TASK STATEMENT:
Exactly the lines from the one containing "Write a Python" through the one containing "from matplotlib.legend_handler import" are to be returned, please, without any pictures.

DATA FOR PROCESSING:
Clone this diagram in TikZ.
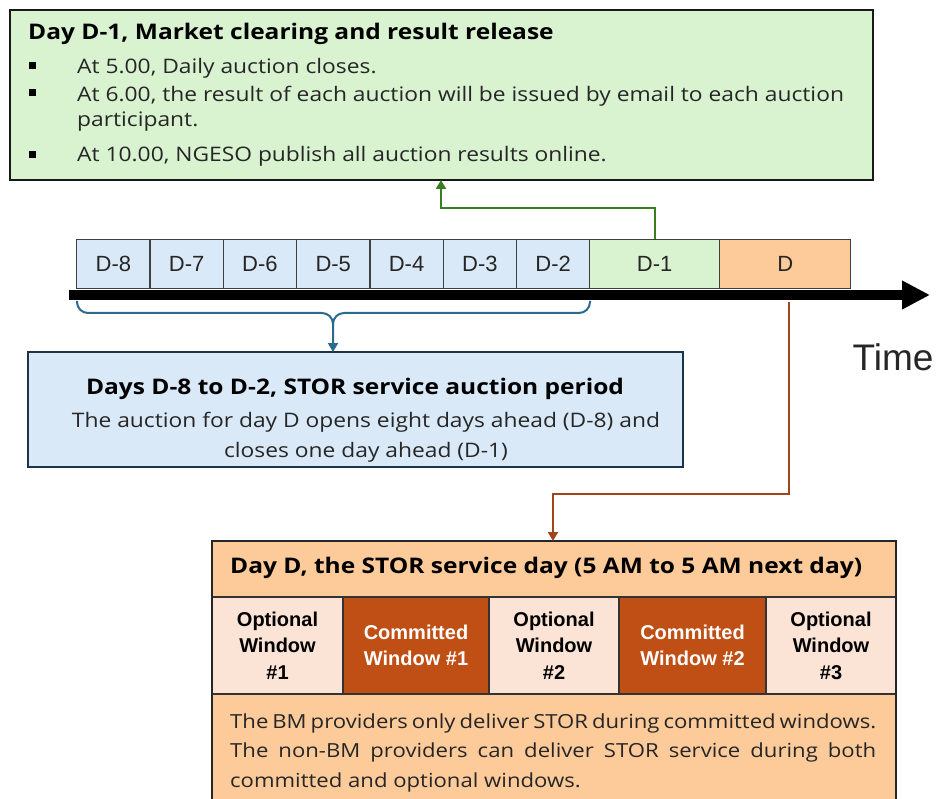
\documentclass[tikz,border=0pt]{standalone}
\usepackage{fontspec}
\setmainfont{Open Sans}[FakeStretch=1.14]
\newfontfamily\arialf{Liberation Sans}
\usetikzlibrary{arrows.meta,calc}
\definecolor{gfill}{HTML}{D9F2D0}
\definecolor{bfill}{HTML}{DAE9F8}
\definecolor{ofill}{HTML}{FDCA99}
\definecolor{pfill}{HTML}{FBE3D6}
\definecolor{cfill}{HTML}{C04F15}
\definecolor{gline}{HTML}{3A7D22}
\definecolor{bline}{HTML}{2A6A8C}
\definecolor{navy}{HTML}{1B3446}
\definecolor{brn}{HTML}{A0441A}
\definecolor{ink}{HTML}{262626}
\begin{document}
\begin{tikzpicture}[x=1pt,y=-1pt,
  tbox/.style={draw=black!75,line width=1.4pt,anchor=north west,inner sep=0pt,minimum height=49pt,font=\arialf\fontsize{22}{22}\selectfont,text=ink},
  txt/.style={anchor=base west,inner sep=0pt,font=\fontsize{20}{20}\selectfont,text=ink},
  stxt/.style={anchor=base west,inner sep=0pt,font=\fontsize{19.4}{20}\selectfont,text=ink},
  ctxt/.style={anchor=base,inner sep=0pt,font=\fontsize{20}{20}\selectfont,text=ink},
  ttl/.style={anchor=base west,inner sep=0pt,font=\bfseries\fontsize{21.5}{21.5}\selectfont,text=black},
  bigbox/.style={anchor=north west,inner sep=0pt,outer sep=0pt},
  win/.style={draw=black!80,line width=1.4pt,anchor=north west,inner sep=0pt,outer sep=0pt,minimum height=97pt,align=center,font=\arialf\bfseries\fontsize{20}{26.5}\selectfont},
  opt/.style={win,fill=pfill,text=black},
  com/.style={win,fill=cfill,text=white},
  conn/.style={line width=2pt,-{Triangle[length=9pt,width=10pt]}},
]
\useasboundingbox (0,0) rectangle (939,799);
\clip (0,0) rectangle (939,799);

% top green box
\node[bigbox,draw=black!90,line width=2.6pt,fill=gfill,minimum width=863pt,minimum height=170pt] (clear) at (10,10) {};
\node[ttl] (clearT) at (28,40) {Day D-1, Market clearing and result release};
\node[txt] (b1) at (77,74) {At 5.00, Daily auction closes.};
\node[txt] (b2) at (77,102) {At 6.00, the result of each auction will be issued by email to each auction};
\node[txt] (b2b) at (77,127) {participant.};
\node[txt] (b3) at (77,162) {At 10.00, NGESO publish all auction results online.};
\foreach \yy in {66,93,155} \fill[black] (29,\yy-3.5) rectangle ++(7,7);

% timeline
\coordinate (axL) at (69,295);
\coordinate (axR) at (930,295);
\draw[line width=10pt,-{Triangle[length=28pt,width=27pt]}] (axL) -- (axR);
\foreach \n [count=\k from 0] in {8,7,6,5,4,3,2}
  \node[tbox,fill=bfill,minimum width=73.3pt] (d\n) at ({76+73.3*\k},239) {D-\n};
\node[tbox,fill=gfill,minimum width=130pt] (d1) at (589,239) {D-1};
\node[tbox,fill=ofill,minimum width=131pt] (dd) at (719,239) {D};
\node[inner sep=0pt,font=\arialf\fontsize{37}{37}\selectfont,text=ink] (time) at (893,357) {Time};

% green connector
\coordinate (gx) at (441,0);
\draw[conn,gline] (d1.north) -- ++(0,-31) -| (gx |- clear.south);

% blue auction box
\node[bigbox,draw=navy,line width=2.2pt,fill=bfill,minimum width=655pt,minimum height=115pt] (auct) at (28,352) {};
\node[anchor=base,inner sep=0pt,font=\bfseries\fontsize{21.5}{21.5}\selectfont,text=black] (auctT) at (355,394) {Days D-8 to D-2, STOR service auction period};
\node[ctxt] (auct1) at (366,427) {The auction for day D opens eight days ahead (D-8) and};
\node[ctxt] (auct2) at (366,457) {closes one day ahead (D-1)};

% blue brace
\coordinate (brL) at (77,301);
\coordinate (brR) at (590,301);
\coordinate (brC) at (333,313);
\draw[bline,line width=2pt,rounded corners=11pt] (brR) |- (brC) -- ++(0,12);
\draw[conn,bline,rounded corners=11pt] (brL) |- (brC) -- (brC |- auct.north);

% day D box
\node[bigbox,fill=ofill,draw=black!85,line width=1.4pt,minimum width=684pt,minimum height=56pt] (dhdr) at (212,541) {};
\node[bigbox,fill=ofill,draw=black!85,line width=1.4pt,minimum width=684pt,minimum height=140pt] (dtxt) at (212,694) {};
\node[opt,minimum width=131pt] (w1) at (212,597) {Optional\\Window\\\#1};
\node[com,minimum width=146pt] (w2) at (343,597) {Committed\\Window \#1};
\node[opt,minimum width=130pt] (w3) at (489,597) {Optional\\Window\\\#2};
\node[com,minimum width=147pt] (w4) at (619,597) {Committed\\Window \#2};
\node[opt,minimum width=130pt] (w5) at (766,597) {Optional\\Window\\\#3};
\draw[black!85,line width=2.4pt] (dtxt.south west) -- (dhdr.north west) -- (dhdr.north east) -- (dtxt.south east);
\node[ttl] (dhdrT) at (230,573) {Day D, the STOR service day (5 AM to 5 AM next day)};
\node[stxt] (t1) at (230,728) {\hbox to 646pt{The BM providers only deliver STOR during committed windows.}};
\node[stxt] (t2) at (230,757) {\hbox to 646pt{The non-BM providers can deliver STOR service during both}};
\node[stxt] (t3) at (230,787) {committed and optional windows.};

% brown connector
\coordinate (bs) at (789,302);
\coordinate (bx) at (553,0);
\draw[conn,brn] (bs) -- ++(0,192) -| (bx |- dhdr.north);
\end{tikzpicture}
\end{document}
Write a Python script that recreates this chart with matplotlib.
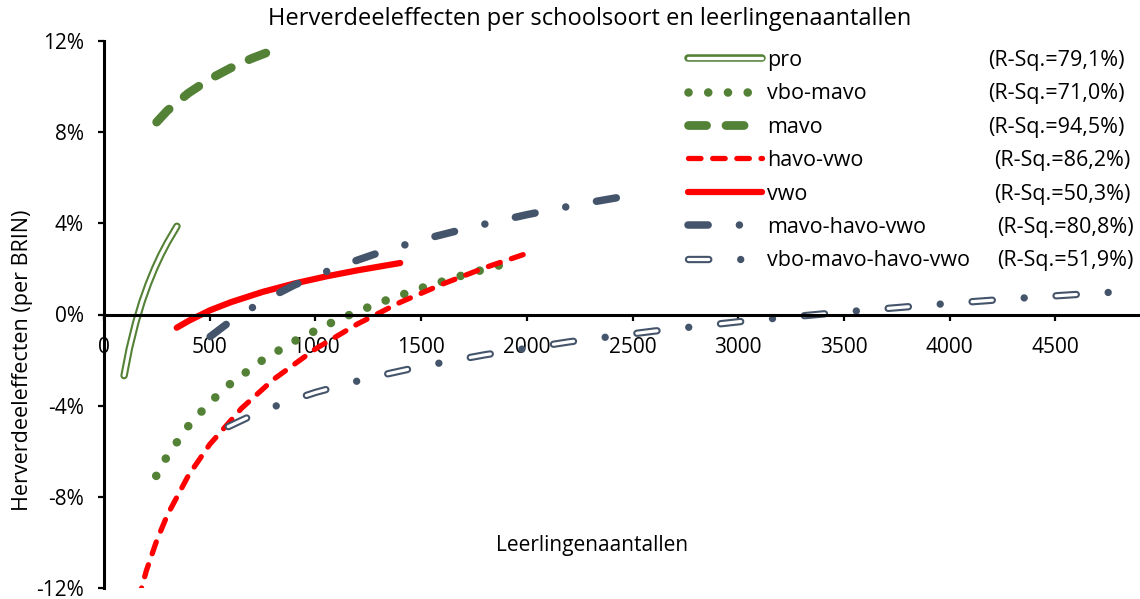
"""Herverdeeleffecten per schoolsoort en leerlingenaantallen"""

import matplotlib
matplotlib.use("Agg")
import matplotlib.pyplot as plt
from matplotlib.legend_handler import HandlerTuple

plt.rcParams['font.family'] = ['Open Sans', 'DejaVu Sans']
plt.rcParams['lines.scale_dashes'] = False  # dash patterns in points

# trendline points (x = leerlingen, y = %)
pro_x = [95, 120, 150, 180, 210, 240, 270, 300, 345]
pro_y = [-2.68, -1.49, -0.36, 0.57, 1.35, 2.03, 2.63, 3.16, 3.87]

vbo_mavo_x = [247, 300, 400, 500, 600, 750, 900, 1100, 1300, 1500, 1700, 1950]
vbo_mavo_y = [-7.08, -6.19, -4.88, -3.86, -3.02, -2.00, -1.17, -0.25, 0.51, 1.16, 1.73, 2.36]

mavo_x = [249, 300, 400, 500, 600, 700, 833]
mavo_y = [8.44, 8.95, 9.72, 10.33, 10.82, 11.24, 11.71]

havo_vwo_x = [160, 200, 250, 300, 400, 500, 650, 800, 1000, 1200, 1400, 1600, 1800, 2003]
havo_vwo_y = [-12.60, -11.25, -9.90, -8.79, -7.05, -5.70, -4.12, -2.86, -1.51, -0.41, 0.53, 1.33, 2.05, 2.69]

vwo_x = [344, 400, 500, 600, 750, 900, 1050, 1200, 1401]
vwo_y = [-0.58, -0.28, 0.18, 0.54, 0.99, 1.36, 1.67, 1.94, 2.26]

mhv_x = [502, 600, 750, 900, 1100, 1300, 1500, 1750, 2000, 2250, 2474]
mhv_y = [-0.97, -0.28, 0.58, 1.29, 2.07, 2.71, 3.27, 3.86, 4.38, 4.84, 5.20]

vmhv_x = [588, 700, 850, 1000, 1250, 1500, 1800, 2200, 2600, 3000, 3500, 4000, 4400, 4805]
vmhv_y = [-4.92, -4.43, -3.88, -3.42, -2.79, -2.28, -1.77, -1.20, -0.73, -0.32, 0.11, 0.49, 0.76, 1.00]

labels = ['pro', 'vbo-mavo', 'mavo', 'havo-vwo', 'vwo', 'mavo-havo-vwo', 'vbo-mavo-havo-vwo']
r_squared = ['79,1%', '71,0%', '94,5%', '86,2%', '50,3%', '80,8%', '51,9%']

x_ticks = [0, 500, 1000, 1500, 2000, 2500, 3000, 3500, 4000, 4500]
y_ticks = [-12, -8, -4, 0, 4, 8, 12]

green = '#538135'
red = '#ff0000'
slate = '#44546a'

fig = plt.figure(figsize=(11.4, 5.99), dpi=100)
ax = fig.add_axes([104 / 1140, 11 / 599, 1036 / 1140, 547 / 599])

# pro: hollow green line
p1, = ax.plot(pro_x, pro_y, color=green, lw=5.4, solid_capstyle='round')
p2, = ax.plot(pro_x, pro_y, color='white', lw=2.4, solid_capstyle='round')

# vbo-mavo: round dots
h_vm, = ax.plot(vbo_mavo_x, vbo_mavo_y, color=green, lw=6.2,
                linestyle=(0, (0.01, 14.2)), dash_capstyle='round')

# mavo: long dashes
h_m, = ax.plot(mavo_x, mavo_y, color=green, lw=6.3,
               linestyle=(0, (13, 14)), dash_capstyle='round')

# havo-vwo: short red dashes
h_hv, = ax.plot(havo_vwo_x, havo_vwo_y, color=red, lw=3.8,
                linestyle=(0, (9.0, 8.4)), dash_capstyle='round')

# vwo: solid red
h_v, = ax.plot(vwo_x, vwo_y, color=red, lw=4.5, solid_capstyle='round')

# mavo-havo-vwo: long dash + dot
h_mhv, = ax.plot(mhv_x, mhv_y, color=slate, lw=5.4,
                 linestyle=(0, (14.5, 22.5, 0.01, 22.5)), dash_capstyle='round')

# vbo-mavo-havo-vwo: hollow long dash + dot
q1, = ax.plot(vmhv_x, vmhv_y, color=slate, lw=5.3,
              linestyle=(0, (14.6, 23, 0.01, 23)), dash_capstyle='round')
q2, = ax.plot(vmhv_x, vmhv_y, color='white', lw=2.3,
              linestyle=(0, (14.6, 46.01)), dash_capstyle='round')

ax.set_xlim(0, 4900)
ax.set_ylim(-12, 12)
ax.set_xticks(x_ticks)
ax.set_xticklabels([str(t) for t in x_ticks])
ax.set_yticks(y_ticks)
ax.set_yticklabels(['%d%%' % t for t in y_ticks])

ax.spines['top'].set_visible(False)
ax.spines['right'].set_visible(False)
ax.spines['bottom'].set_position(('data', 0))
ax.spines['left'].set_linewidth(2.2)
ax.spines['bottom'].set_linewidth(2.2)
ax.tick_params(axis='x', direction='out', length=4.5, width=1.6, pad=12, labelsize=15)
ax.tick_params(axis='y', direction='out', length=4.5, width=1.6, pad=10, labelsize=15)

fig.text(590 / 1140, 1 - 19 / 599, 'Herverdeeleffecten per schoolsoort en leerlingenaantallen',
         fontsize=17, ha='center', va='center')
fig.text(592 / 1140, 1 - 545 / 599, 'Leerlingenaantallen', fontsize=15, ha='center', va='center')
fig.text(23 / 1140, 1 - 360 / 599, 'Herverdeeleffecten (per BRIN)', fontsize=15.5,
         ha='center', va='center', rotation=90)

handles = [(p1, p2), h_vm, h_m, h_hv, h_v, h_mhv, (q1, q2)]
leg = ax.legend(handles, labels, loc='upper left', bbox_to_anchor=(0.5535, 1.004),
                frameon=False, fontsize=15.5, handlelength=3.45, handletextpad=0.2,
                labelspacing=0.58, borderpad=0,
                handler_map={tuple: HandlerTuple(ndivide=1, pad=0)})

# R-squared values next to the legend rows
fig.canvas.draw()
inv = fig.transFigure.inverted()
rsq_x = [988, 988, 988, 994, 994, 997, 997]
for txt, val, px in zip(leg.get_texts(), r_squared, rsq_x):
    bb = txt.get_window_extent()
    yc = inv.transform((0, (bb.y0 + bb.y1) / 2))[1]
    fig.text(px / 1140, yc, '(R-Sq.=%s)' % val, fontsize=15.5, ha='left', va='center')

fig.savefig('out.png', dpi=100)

WRITTEN REPLY:
Write a Python script that recreates this chart with matplotlib.
"""Herverdeeleffecten per schoolsoort en leerlingenaantallen"""

import matplotlib
matplotlib.use("Agg")
import matplotlib.pyplot as plt
from matplotlib.legend_handler import HandlerTuple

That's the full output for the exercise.